Surface defect classification and detection on extruded aluminum profiles using convolutional neural networks

For decades, aluminum extrusion has been successfully applied in the manufacturing of profiles for the applications ranging from locomotives to skyscrapers. In recent years however, increasing profile complexity and the need for rapid production have lead to greater challenges for manufactures seeking rapid and robust production procedures. As a consequence, the occurrence of defects in extruded profile surfaces continues to create difficulties often requiring disposal of entire components. Hence, quality inspection of the profiles must be performed prior to packing in order to identify and appropriately manage defect-containing extrusions. Up until now, quality control in extrusion factories is primarily performed by the human eye due to its high performance in discriminating defect varieties. But human performance is cost intensive and furthermore prone to failure, especially when applied in high-throughput environments. On that account this paper proposes an approach in surface defect classification and detection, whereby a simple camera records the extruded profiles during production and a neural network architecture distinguishes between immaculate surfaces and surfaces containing a variety of common defects (surface defect classification). Furthermore, a neural network is employed to point out the defects in the video frames (surface defect detection).
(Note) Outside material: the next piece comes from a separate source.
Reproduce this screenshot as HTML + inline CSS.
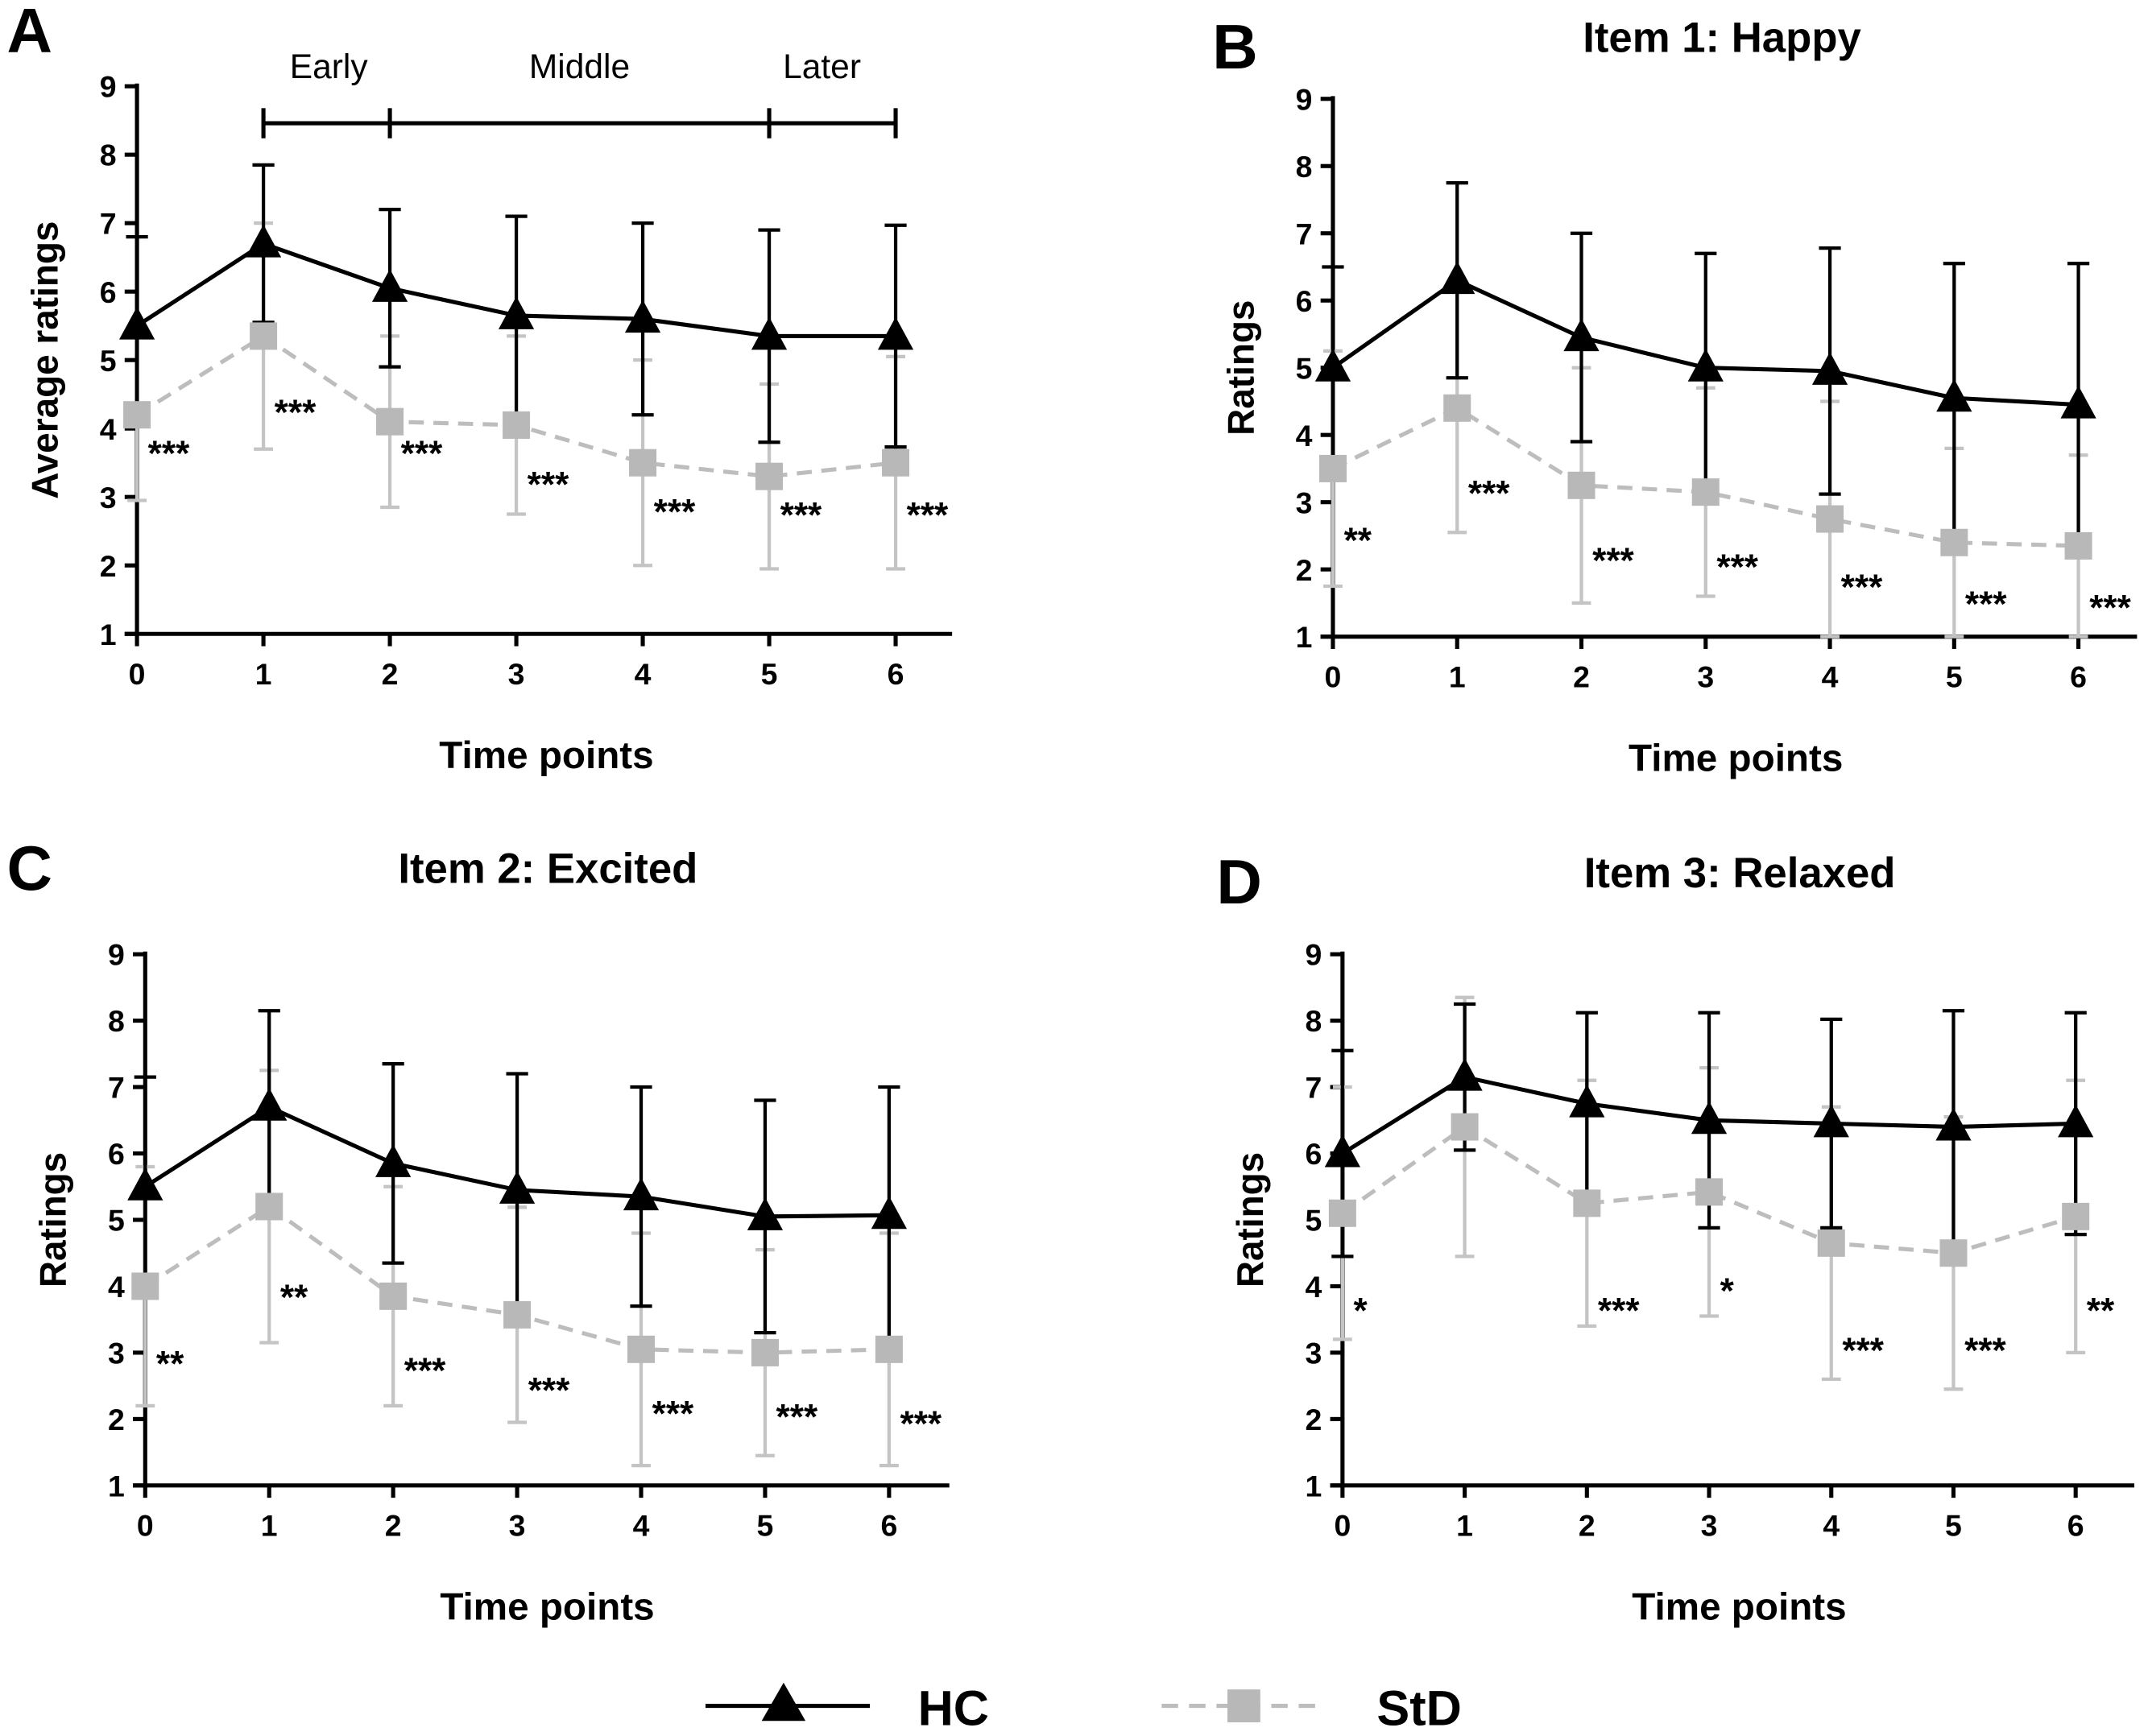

In this work, we show that methods from artificial intelligence are highly compatible with industrial applications such as quality control even under common industry constraints such as very limited data set sizes for training a neural network. Data augmentation as well as transfer learning are the key ingredients for training networks that meet the high requirements of modern production facilities in detecting surface defects, particularly when access to training sets is limited. Accuracies of 0.98 in the classification and mean average precisions of 0.47 in the detection setting are achieved whilst training on a data set containing as little as 813 images. Real-time classification and detection codes are implemented, and the networks perform reliably despite changes in lighting conditions and camera orientation.